Giovedì 20 maggio 2021, il ministro dell’Istruzione Patrizio Bianchi su delega del presidente del Consiglio e i segretari generali di Cgil, Cisl e Uil Maurizio Landini, Luigi Sbarra e Pierpaolo Bombardieri hanno firmato un patto per la scuola. Non un contratto né  una dichiarazione di intenti ma un impegno strategico e organizzativo per raggiungere uno scopo comune concordato: rilanciare la scuola come infrastruttura strategica per la ripresa e come sistema.

Uno scopo da far tremare le vene ai polsi, da  attuare attraverso un patto che lega i firmatari sulla base del dichiararsi parte della stessa comunità nazionale e sulla fiducia reciproca dell’esito delle azioni. Patrizio Bianchi ripropone così il metodo adottato con successo nel patto per il lavoro dell’Emilia Romagna in cui 50 soggetti pubblici e privati concordarono  il percorso per dimezzare la disoccupazione, per aumentare il valore aggiunto della regione del 10 per cento annuo, per  innovare il sistema produttivo: patto basato su coesione e innovazione che ha consentito in tre anni di raggiungere tutti gli obiettivi.

La più grande organizzazione

Il sistema dell’istruzione è la più grande organizzazione italiana non solo per il numero di addetti come insegnanti e personale scolastico e per il valore delle risorse impegnate ma anche per numero di destinatari come studenti, famiglie, imprese. Un sistema cruciale ma tradizionalmente in affanno per risorse insufficienti, per modelli organizzativi e didattici antiquati, per una burocrazia pesante, per relazioni sindacali spesso corporative e paralizzanti. E ora in più percosso dallo tsunami della pandemia.

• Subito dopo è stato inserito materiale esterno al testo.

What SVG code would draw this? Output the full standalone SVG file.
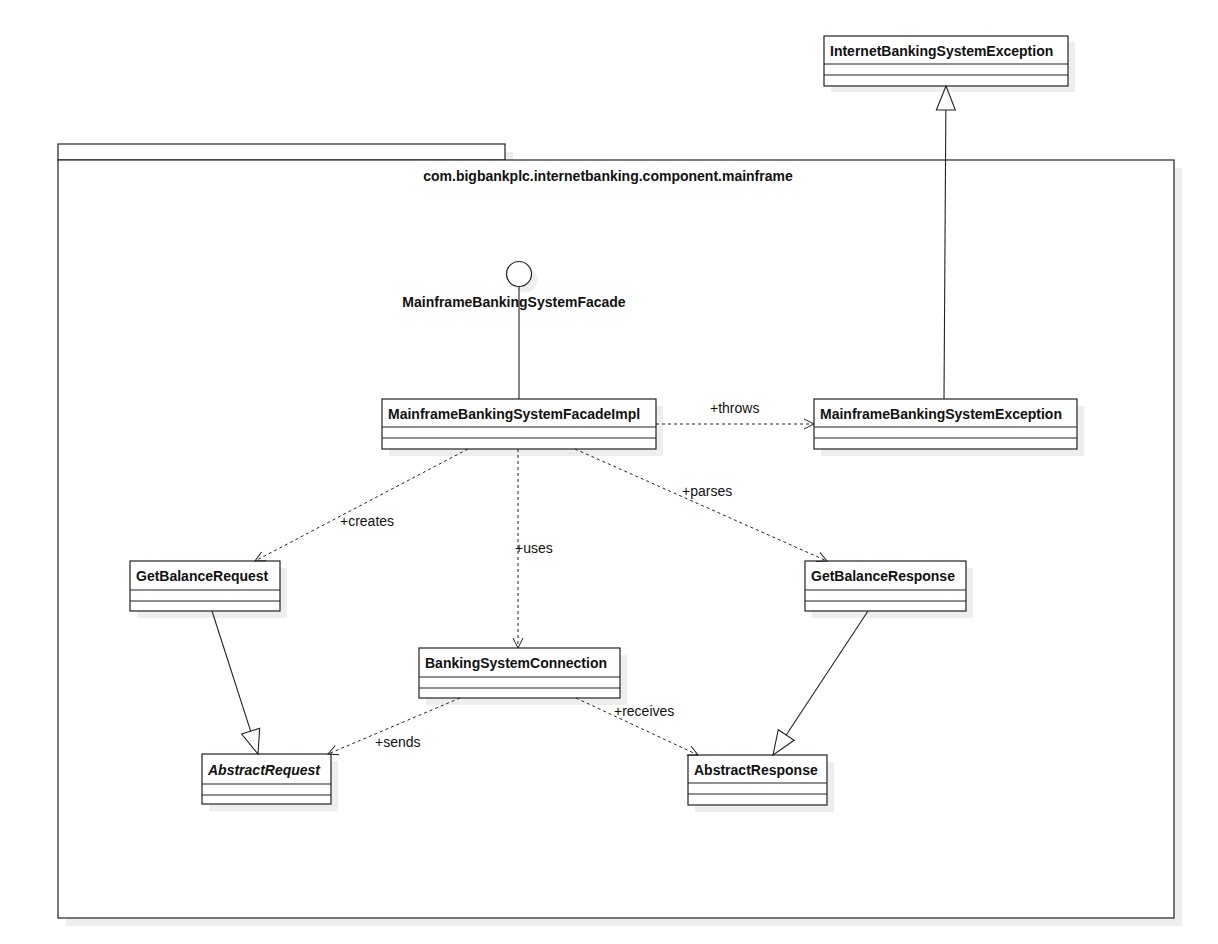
<svg xmlns="http://www.w3.org/2000/svg" width="1218" height="944" viewBox="0 0 1218 944">
<style>
  .shadow { fill: #eeeeee; stroke: none; }
  .box { fill: #ffffff; stroke: #222222; stroke-width: 1.2; }
  .div { stroke: #222222; stroke-width: 1.2; }
  .title { font-family: "Liberation Sans", Arial, sans-serif; font-size: 14px; font-weight: bold; fill: #111111; }
  .italic { font-style: italic; }
  .lbl { font-family: "Liberation Sans", Arial, sans-serif; font-size: 14px; fill: #111111; }
  .dep { fill: none; stroke: #222222; stroke-width: 1; stroke-dasharray: 3,3; marker-end: url(#open); }
  .gen { fill: none; stroke: #222222; stroke-width: 1.1; marker-end: url(#tri); }
  .real { fill: none; stroke: #222222; stroke-width: 1.1; }
</style>
<defs>
  <marker id="open" markerUnits="userSpaceOnUse" markerWidth="14" markerHeight="14" refX="11" refY="6" orient="auto">
    <path d="M1,1 L11,6 L1,11" fill="none" stroke="#222222" stroke-width="1"/>
  </marker>
  <marker id="tri" markerUnits="userSpaceOnUse" markerWidth="28" markerHeight="24" refX="25" refY="11" orient="auto">
    <path d="M1,1.5 L25,11 L1,20.5 Z" fill="#ffffff" stroke="#222222" stroke-width="1.1"/>
  </marker>
</defs>
<rect width="1218" height="944" fill="#ffffff"/>

<g id="package">
  <rect class="shadow" x="66" y="152" width="447" height="16"/>
  <rect class="shadow" x="66" y="168" width="1116" height="758"/>
  <rect class="box" x="58" y="144" width="447" height="16"/>
  <rect class="box" x="58" y="160" width="1116" height="758"/>
  <text class="title" x="608" y="181" text-anchor="middle">com.bigbankplc.internetbanking.component.mainframe</text>
</g>

<g id="InternetBankingSystemException">
  <rect class="shadow" x="831" y="42" width="244" height="50"/>
  <rect class="box" x="824" y="36" width="244" height="50"/>
  <line class="div" x1="824" y1="64" x2="1068" y2="64"/>
  <line class="div" x1="824" y1="75" x2="1068" y2="75"/>
  <text class="title" x="830" y="56">InternetBankingSystemException</text>
</g>

<g id="MainframeBankingSystemFacade">
  <circle cx="525" cy="280" r="12.5" fill="#eeeeee"/>
  <circle cx="519" cy="274" r="12.5" fill="#ffffff" stroke="#222222" stroke-width="1.2"/>
  <text class="title" x="514" y="307" text-anchor="middle">MainframeBankingSystemFacade</text>
</g>

<g id="MainframeBankingSystemFacadeImpl">
  <rect class="shadow" x="389" y="406" width="274" height="50"/>
  <rect class="box" x="382" y="399" width="274" height="50"/>
  <line class="div" x1="382" y1="427" x2="656" y2="427"/>
  <line class="div" x1="382" y1="438" x2="656" y2="438"/>
  <text class="title" x="388" y="419">MainframeBankingSystemFacadeImpl</text>
</g>

<g id="MainframeBankingSystemException">
  <rect class="shadow" x="821" y="406" width="263" height="50"/>
  <rect class="box" x="814" y="399" width="263" height="50"/>
  <line class="div" x1="814" y1="427" x2="1077" y2="427"/>
  <line class="div" x1="814" y1="438" x2="1077" y2="438"/>
  <text class="title" x="820" y="419">MainframeBankingSystemException</text>
</g>

<g id="GetBalanceRequest">
  <rect class="shadow" x="137" y="568" width="150" height="50"/>
  <rect class="box" x="130" y="561" width="150" height="50"/>
  <line class="div" x1="130" y1="590" x2="280" y2="590"/>
  <line class="div" x1="130" y1="601" x2="280" y2="601"/>
  <text class="title" x="136" y="581">GetBalanceRequest</text>
</g>

<g id="GetBalanceResponse">
  <rect class="shadow" x="812" y="568" width="161" height="50"/>
  <rect class="box" x="805" y="561" width="161" height="50"/>
  <line class="div" x1="805" y1="590" x2="966" y2="590"/>
  <line class="div" x1="805" y1="601" x2="966" y2="601"/>
  <text class="title" x="811" y="581">GetBalanceResponse</text>
</g>

<g id="BankingSystemConnection">
  <rect class="shadow" x="426" y="655" width="201" height="50"/>
  <rect class="box" x="419" y="648" width="201" height="50"/>
  <line class="div" x1="419" y1="677" x2="620" y2="677"/>
  <line class="div" x1="419" y1="688" x2="620" y2="688"/>
  <text class="title" x="425" y="668">BankingSystemConnection</text>
</g>

<g id="AbstractRequest">
  <rect class="shadow" x="209" y="761" width="129" height="50"/>
  <rect class="box" x="202" y="754" width="129" height="50"/>
  <line class="div" x1="202" y1="784" x2="331" y2="784"/>
  <line class="div" x1="202" y1="795" x2="331" y2="795"/>
  <text class="title italic" x="208" y="775">AbstractRequest</text>
</g>

<g id="AbstractResponse">
  <rect class="shadow" x="695" y="762" width="139" height="50"/>
  <rect class="box" x="688" y="755" width="139" height="50"/>
  <line class="div" x1="688" y1="783" x2="827" y2="783"/>
  <line class="div" x1="688" y1="794" x2="827" y2="794"/>
  <text class="title" x="694" y="775">AbstractResponse</text>
</g>

<g id="connectors">
  <line class="real" x1="519" y1="286.5" x2="519" y2="399"/>
  <line class="gen" x1="944" y1="399" x2="946" y2="86"/>
  <line class="dep" x1="656" y1="424" x2="814" y2="424"/>
  <line class="dep" x1="468" y1="449" x2="255" y2="561"/>
  <line class="dep" x1="518" y1="449" x2="518" y2="648"/>
  <line class="dep" x1="575" y1="449" x2="827" y2="561"/>
  <line class="dep" x1="460" y1="698" x2="328" y2="754"/>
  <line class="dep" x1="576" y1="698" x2="698" y2="755"/>
  <line class="gen" x1="212" y1="611" x2="258" y2="754"/>
  <line class="gen" x1="868" y1="611" x2="773" y2="755"/>
  <text class="lbl" x="710" y="413">+throws</text>
  <text class="lbl" x="340" y="526">+creates</text>
  <text class="lbl" x="515" y="553">+uses</text>
  <text class="lbl" x="682" y="496">+parses</text>
  <text class="lbl" x="375" y="747">+sends</text>
  <text class="lbl" x="614" y="716">+receives</text>
</g>
</svg>
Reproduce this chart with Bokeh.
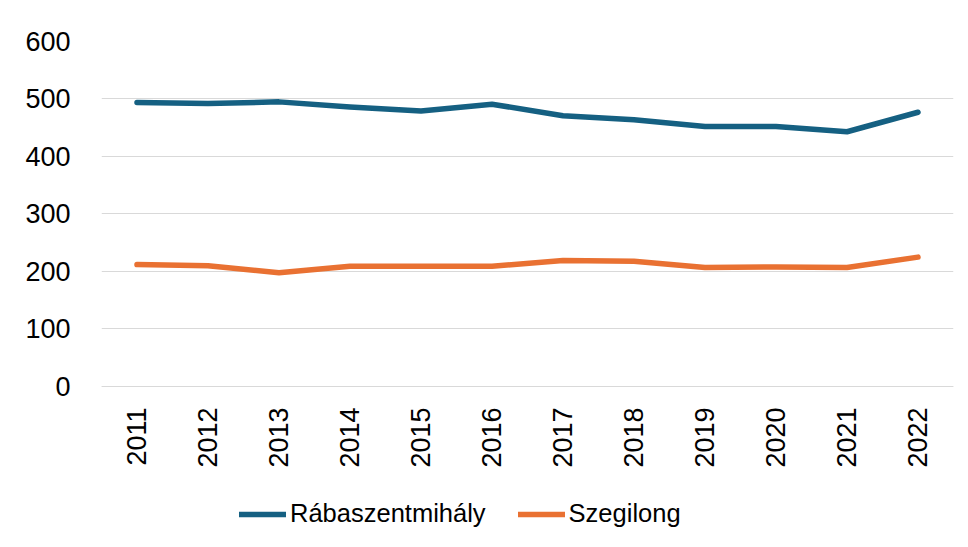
import math
from bokeh.plotting import figure
from bokeh.models import FactorRange, Range1d, FixedTicker, Legend, LegendItem, ColumnDataSource
from bokeh.embed import file_html
from bokeh.resources import INLINE

years = ["2011", "2012", "2013", "2014", "2015", "2016", "2017", "2018", "2019", "2020", "2021", "2022"]
rabaszentmihaly = [494, 492, 495, 486, 479, 491, 471, 464, 452, 452, 443, 477]
szegilong = [212, 210, 198, 209, 209, 209, 219, 218, 207, 208, 207, 225]
y_ticks = [0, 100, 200, 300, 400, 500, 600]

FONT = "Liberation Sans"

p = figure(
    x_range=FactorRange(factors=years),
    y_range=Range1d(-266.1, 600),
    width=960, height=539,
    min_border_left=101, min_border_top=41, min_border_right=7, min_border_bottom=0,
    output_backend="svg", toolbar_location=None,
)
p.outline_line_color = None
p.background_fill_color = "white"
p.border_fill_color = "white"

src = ColumnDataSource(dict(x=years, a=rabaszentmihaly, b=szegilong))
r1 = p.line("x", "a", source=src, line_color="#156082", line_width=5.5,
            line_cap="round", line_join="round")
r2 = p.line("x", "b", source=src, line_color="#E97132", line_width=5.5,
            line_cap="round", line_join="round")

p.yaxis.ticker = FixedTicker(ticks=y_ticks)
p.yaxis.axis_line_color = None
p.yaxis.major_tick_line_color = None
p.yaxis.minor_tick_line_color = None
p.yaxis.major_label_text_font = FONT
p.yaxis.major_label_text_font_size = "27px"
p.yaxis.major_label_text_color = "#000000"
p.yaxis.major_label_standoff = 25

p.xaxis.fixed_location = 0
p.xaxis.axis_line_color = "#d9d9d9"
p.xaxis.major_tick_line_color = None
p.xaxis.minor_tick_line_color = None
p.xaxis.major_label_orientation = math.pi / 2
p.xaxis.major_label_text_font = FONT
p.xaxis.major_label_text_font_size = "27px"
p.xaxis.major_label_text_color = "#000000"
p.xaxis.major_label_standoff = 15
p.xgrid.grid_line_color = None
p.ygrid.grid_line_color = "#d9d9d9"
p.ygrid.grid_line_width = 1

legend = Legend(
    items=[LegendItem(label="Rábaszentmihály", renderers=[r1]),
           LegendItem(label="Szegilong", renderers=[r2])],
    orientation="horizontal",
    location=(138, 11),
    glyph_width=47, glyph_height=26,
    label_standoff=4, spacing=32, padding=0, margin=0,
    label_text_font=FONT, label_text_font_size="25.5px", label_text_color="#000000",
    border_line_color=None, background_fill_alpha=0,
)
p.add_layout(legend, "center")

open("out.html", "w").write(file_html(p, INLINE))
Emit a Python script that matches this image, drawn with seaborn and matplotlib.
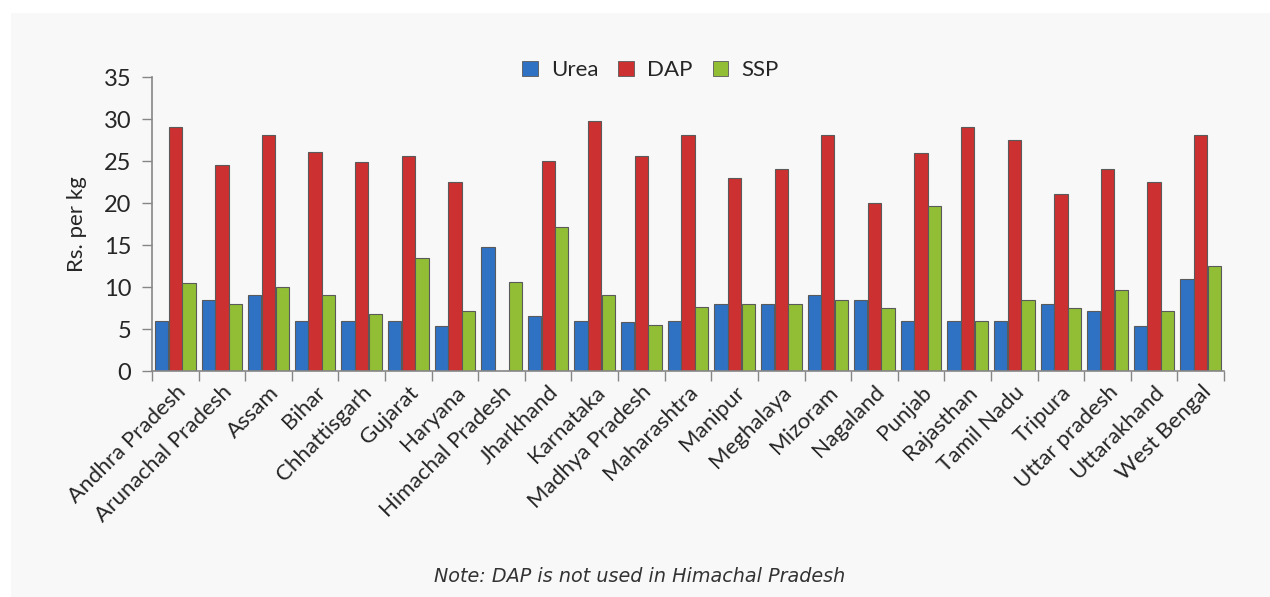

Il patto per la scuola rovescia il modello tradizionale negoziale centrato sulla distribuzione delle insufficienti risorse e sui rapporti di forza. Si condividono in quel patto una visione e una missione alte e sfidanti. Si concorda un metodo progettuale e obbiettivi comuni misurabili. Si accede a un accresciuto volume delle risorse assicurate dal Pnrr, dai Pon e dai Por. Si firmano accordi concreti fin d’ora.

Ineguaglianze

La visione condivisa è quella che la scuola che deve e può superare le ineguaglianze territoriali e sociali, la povertà educativa, gli abbandoni scolastici, l’esorbitante numero di Neet, la difficoltà a sostenere l’occupabilità dei giovani. La missione condivisa è di ridare centralità alla scuola considerandola risorsa infrastrutturale per lo sviluppo sostenibile, entro lo sforzo europeo del Next Generation Eu, ossia la prima delle riforme richieste dal Pnrr. Non una nuova legge ma un processo di rilancio della scuola come sistema innovando la scuola dell’autonomia, le strutture centrali e periferiche dell’istruzione, le competenze e la dignità degli insegnanti e del personale della scuola.

Il metodo progettuale prevede la partecipazione non solo da parte dei dirigenti del sistema educativo e dei sindacati ma anche e soprattutto degli insegnanti, degli allievi, delle famiglie, dei territori, dei sistemi di produzione di beni e servizi: i patti educativi sul territorio. Obiettivi di cambiamento strutturale come maggiore digitalizzazione, più sicurezza sanitaria, interventi di edilizia scolastica, riduzione degli adulti per classe, potenziamento delle scuole d’infanzia, passaggio degli allievi dell’Its da 19 mila a 100 mila, un avvicinamento ai novecento mila della Germania, e molto altro. Il patto di maggio in questo quadro di assunzione pattizia di responsabilità rende possibili anche accordi che sembravano finora impervi.

Assunzioni

Sono state concordate misure programmatorie per assicurare il 1 settembre la presenza di ogni figura professionale prevista nell’organico. È stata decisa l’assunzione di 70 mila precari, attraverso una modalità di selezione docenti che non sacrifica il merito. Sono state stanziate risorse per la formazione iniziale e continua di insegnanti e dirigenti scolastici.

 In sintesi le tre novità del patto per la scuola sono: a) una strategia condivisa del ministro, del Governo, dell’Europa che mette la scuola al centro del Pnrr; b) un patto fra il più grande datore di lavoro italiano e i sindacati che si impegnano ad innovare insieme e non solo a negoziare; c) una ipotesi di un percorso organizzativo fra le istituzioni formative nazionali e regionali e le persone.

Un patto di coesione e innovazione non solo sul “perché” ma anche sul “cosa” e sul “come”. Non sarà facile ma non ci saranno molte altre occasioni come questa.